The panpsychist solution is essentially this: if all things have some portion of consciousness in them, then when we combine those things in the right way, then we can get the unified experience of consciousness that we humans seem to possess. And this then could be done for any combination of things hooked up in the right way. There have been shots taken at Goff about what it would mean for, say, a rock to be conscious, and Goff in some of the quotes seems to be trying to talk about the consciousness of things like atoms, but panpsychism does not require these things to have any meaningful consciousness whatsoever. It is entirely consistent to say that we only get the sort of consciousness that we experience if we hook a number of these things up in the right way, like they are in human brains. And materialists can’t argue too strongly against that idea, since it’s essentially Dennett’s argument from functionality, arguing that the experience of consciousness we have is nothing more than what emerges when we stick the various functionalities of consciousness together, and functionalities don’t really seem to be the sorts of things that can produce a completely new sort of thing just by being brought together. Things can, and materialists who rely on referencing the brain are going to have to argue that combining neurons does just that, while not being able to explain why neurons can do that and nothing else seems to.

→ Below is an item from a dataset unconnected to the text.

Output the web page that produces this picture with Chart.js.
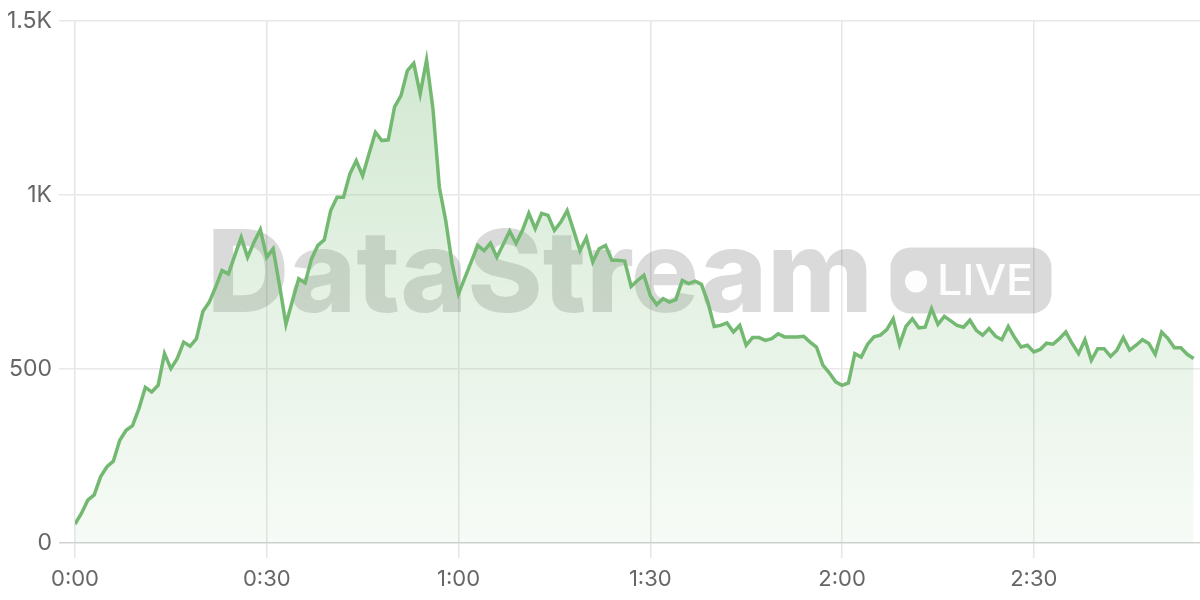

So, its biggest advantage, at least according to panpsychists, is that it can explain all of the empirical evidence without having the issues of the other potential explanations. This is also why demands for extra empirical evidence are misguided, as if the other explanations are ludicrous it has more than sufficient empirical evidence in its favour, and it’s hard to see what empirical evidence there could be that couldn’t be equally subsumed under the other theories. Again, this doesn’t make it right — remember, I’m not a supporter of panpsychism — but demanding that it show what empirical evidence could support it really seems to be begging the question, as there doesn’t seem to be any existing or possible empirical evidence that can’t fit under it, and it doesn’t have the issues of the other theories.

That being said, in thinking about this if all we want is one that doesn’t have those issues, it really seems like a neutral monism is the right answer here. That one posits that the idea that we have physical and mental stuff is misguided, and all we have is one kind of stuff that can have mental and physical properties. So how that neutral stuff causally interacts with that neutral stuff is answered — it’s the same stuff, so it’s obvious — and since things can have mental properties we can explain why some things end up conscious (er, roughly, but about as well as the other explanations do). And it avoids the problem panpsychism has of having to claim that everything has some consciousness in it, since the things that don’t seem to have any mental properties just wouldn’t have them, and the things that seem to easily would. Of course, the main problem with this and panpsychism is that these moves don’t seem all that revealing, as we are solving the problems by redefining the problem away rather than meeting them head-on. This is of course always a tempting move, but not one that can stand up to any kind of close examination.

Anyway, the book is on its way, and I’ll see what Goff might mean here when I get it.

One Response to “Jerry Coyne, Philip Goff, and Panpsychism”

  1. Dhay Says:

    > The reason, it seems to me, is the argument that the other alternatives have serious issues with them and panpsychism actually avoids those problems.

    Philip Goff seems to think so, too: “To my mind, the problems panpsychism faces just look to be more tractable than the problems materialism faces.”